AB: The professionals working in the emergency room on “The Pitt” face many social issues as they treat patients. Just a sampling from Season 1: elder neglect, teen pregnancy, drug overdose, fentanyl crisis, dementia, human trafficking, homelessness and gun violence. Is this unique to emergency departments?
DM: I don’t think it’s unique to emergency departments. I also don’t think it’s unique to other areas of practice. As Regence’s chief medical officer, Dr. Donna Milavetz, or our executive medical director of behavioral health, Dr. Mike Franz, would both say, the issues are all interconnected and interrelated and interdependent. When we talk about whole-person health, you can’t separate the physical or the behavioral. And I think what the show illustrates, and what emergency departments often most acutely illustrate is when the social issues, be it education, be it drug use, be it abuse, be it mental health issues, are not tended to, that the physical follows very often or the behavioral will become primary, and [the issues] become so catastrophic that they require, sometimes, hospitalization.
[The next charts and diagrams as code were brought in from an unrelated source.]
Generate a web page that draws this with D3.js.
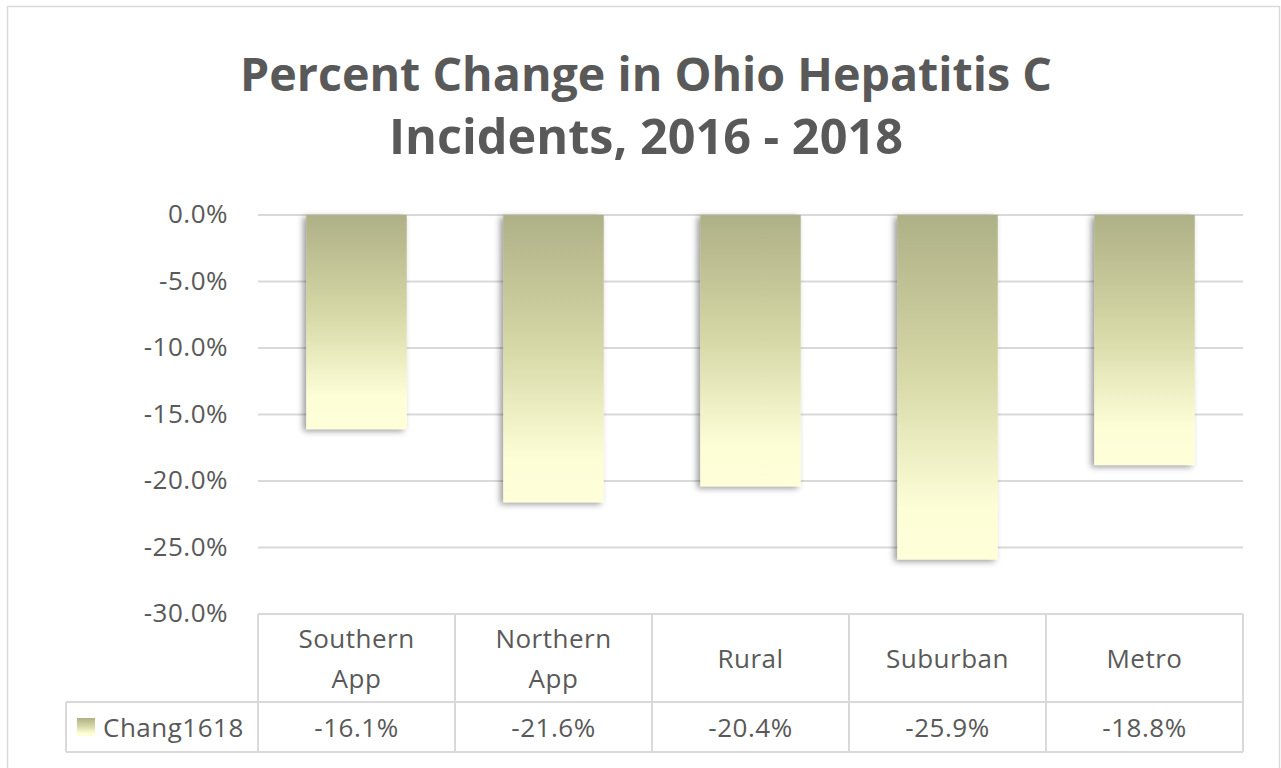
<!DOCTYPE html>
<html><head><meta charset="utf-8">
<script src="https://cdn.jsdelivr.net/npm/d3@7/dist/d3.min.js"></script>
<style>body{margin:0;background:#fff}svg{display:block}</style>
</head><body>
<svg id="c" width="1281" height="768"></svg>
<script>
const categories = [["Southern","App"],["Northern","App"],["Rural"],["Suburban"],["Metro"]];
const values = [-16.1, -21.6, -20.4, -25.9, -18.8];
const yTicks = [0, -5, -10, -15, -20, -25, -30];
const seriesName = "Chang1618";
const titleLines = ["Percent Change in Ohio Hepatitis C", "Incidents, 2016 - 2018"];

(function(){
const svg = d3.select("#c");
const font = "'Open Sans', 'Noto Sans', sans-serif";
const textColor = "#595959";
const gridColor = "#d9d9d9";
const fs = 26;

// chart border
svg.append("path").attr("d","M7.5,768 L7.5,6.5 L1279.5,6.5 L1279.5,768")
  .attr("fill","none").attr("stroke","#d9d9d9").attr("stroke-width",1.5);

const defs = svg.append("defs");
const grad = defs.append("linearGradient").attr("id","bg").attr("x1",0).attr("y1",0).attr("x2",0).attr("y2",1);
grad.append("stop").attr("offset","0%").attr("stop-color","#aeb086");
grad.append("stop").attr("offset","45%").attr("stop-color","#d6d7a6");
grad.append("stop").attr("offset","85%").attr("stop-color","#fdfed6");
grad.append("stop").attr("offset","100%").attr("stop-color","#fefed8");
const f = defs.append("filter").attr("id","sh").attr("x","-20%").attr("y","-5%").attr("width","140%").attr("height","115%");
f.append("feDropShadow").attr("dx",-3).attr("dy",2).attr("stdDeviation",3).attr("flood-color","#000").attr("flood-opacity",0.4);

// title
const title = svg.append("g");
titleLines.forEach((t,i)=>{
  const el = title.append("text").attr("x",646).attr("y",[91,154][i]).attr("text-anchor","middle")
    .attr("font-family",font).attr("font-weight","bold").attr("font-size",42).attr("fill",textColor).text(t);
  const target = [812, 514][i];
  const w = el.node().getComputedTextLength();
  el.attr("font-size", 42*target/w);
});

const pL = 258, pR = 1243, pT = 215, pB = 614;
const x = d3.scaleBand().domain(d3.range(values.length)).range([pL,pR]).paddingInner(0.49).paddingOuter(0.245);
const y = d3.scaleLinear().domain([0,-30]).range([pT,pB]);

// gridlines
svg.append("g").selectAll("line").data(yTicks.slice(0,-1)).join("line")
  .attr("x1",pL).attr("x2",pR).attr("y1",d=>y(d)).attr("y2",d=>y(d))
  .attr("stroke",gridColor).attr("stroke-width",2);

// y axis labels
const yAxis = d3.axisLeft(y).tickValues(yTicks).tickFormat(d=>d3.format(".1f")(d).replace("−","-")+"%").tickSize(0).tickPadding(30);
const ya = svg.append("g").attr("transform",`translate(${pL},0)`).call(yAxis);
ya.select(".domain").remove();
ya.selectAll("text").attr("font-family",font).attr("font-size",fs).attr("fill",textColor).attr("dy","0.3em").attr("letter-spacing",0.5);

// bars
svg.append("g").selectAll("rect").data(values).join("rect")
  .attr("x",(d,i)=>x(i)).attr("width",x.bandwidth())
  .attr("y",y(0)).attr("height",d=>y(d)-y(0))
  .attr("fill","url(#bg)").attr("filter","url(#sh)");

// data table
const legendLeft = 66, rowMid = 702, tableBottom = 752;
const tbl = svg.append("g").attr("fill","none").attr("stroke",gridColor).attr("stroke-width",2);
const bounds = d3.range(values.length+1).map(i => pL + i*(pR-pL)/values.length);
tbl.append("line").attr("x1",pL).attr("x2",pR).attr("y1",pB).attr("y2",pB);
tbl.append("line").attr("x1",legendLeft).attr("x2",pR).attr("y1",rowMid).attr("y2",rowMid);
tbl.append("line").attr("x1",legendLeft).attr("x2",pR).attr("y1",tableBottom).attr("y2",tableBottom);
bounds.forEach(b=>tbl.append("line").attr("x1",b).attr("x2",b).attr("y1",pB).attr("y2",tableBottom));
tbl.append("line").attr("x1",legendLeft).attr("x2",legendLeft).attr("y1",rowMid).attr("y2",tableBottom);

const cx = i => (bounds[i]+bounds[i+1])/2;
categories.forEach((lines,i)=>{
  const t = svg.append("text").attr("text-anchor","middle").attr("font-family",font).attr("font-size",fs).attr("fill",textColor).attr("letter-spacing",0.5);
  const y0 = lines.length===2 ? 648 : 668;
  lines.forEach((l,j)=>t.append("tspan").attr("x",cx(i)).attr("y",y0+j*40).text(l));
});
values.forEach((v,i)=>{
  svg.append("text").attr("x",cx(i)).attr("y",737).attr("text-anchor","middle").attr("letter-spacing",0.5)
    .attr("font-family",font).attr("font-size",fs).attr("fill",textColor).text(d3.format(".1f")(v).replace("−","-")+"%");
});
// legend key
svg.append("rect").attr("x",77).attr("y",718).attr("width",18).attr("height",18).attr("fill","url(#bg)");
svg.append("text").attr("x",103).attr("y",737).attr("font-family",font).attr("font-size",fs).attr("fill",textColor).attr("letter-spacing",0.5).text(seriesName);
})();
</script>
</body></html>
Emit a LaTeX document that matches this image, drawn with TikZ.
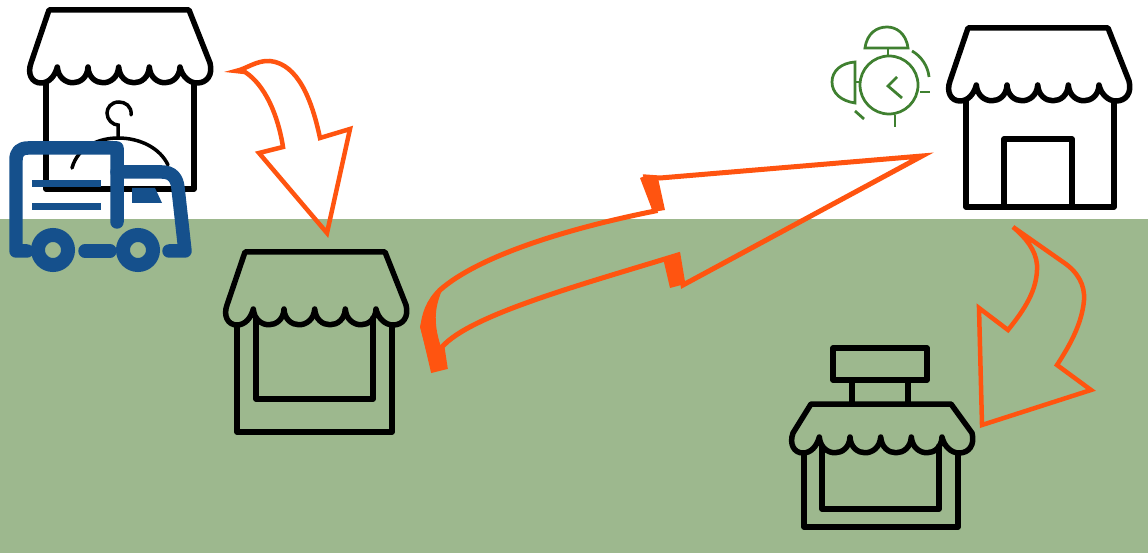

MW: I do think that the emergency department serves as a safety net, and I think we should specifically call that out. In a system that has a lot of holes in it, people fall through the cracks or can’t access [the system], well, the ED acts as a place where they can all ultimately come and get seen by somebody. Now they might have to wait eight hours, but the barrier to getting in is pretty low.
DM: In terms of site of care, albeit a safety net, [the emergency department] is absolutely not primed for efficiency, and it’s not primed for continuity. So [as a patient] who you see is going to vary, their bandwidth and attention and focus is going to vary, and the degree to which they’re going to be able to ensure continuity of care is definitely going to vary. And so it’s in our best interest, and not only as a health plan but as a society, to help manage these issues up front as best as we can.